Charleton House was built by John Thomson in 1759, on land bought by his father from Colonel John Hope in 1713. The house may have been built from designs by William Adam, and was designed as part of a large formal garden with radial avenues, and a southward vista to the Bass Rock.

Colonel John Anstruther-Thomson (1776 – 1833) inherited the estate in 1797, and in 1807 he married Clementina Adam of Blair Adam. Anstruther-Thomson commissioned classical extensions to the house in 1815 – 1817, and a further east wing, designed by William Burn in 1832. The surrounding parkland was informalised around this time, with woodland clumps and trees replacing the avenues. Anstruther-Thomson’s son, also John, commissioned further additions from Burn after 1833.
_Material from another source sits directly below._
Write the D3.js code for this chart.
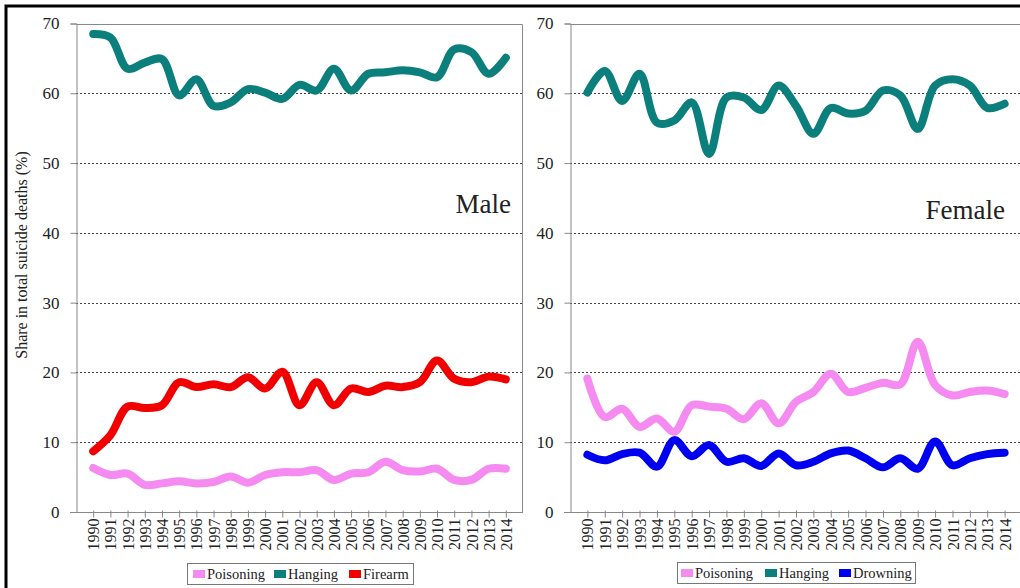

Entrance (north) front of the house, as remodelled by Lorimer
In 1904, the estate passed to Colonel Charles Anstruther-Thomson (1855 – 1925). He had alterations to the house made by Robert Lorimer, including moving the main entrance to the north side. In the gardens, he reinstated some of the avenues, and created a Japanese garden, following a visit to Japan in the 1890s. In 1925 the estate was inherited by his daughter Grizel Anstruther Thomson, who married the Swedish diplomat Count Knut Corfitz Bonde and subsequently moved to Sweden. Their son Baron John Bonde (1918 – 2009) returned to live at Charleton in 1955, and it remains in the family. The house is operated as an events venue with accommodation, and a golf course was laid out in the parkland in 1994.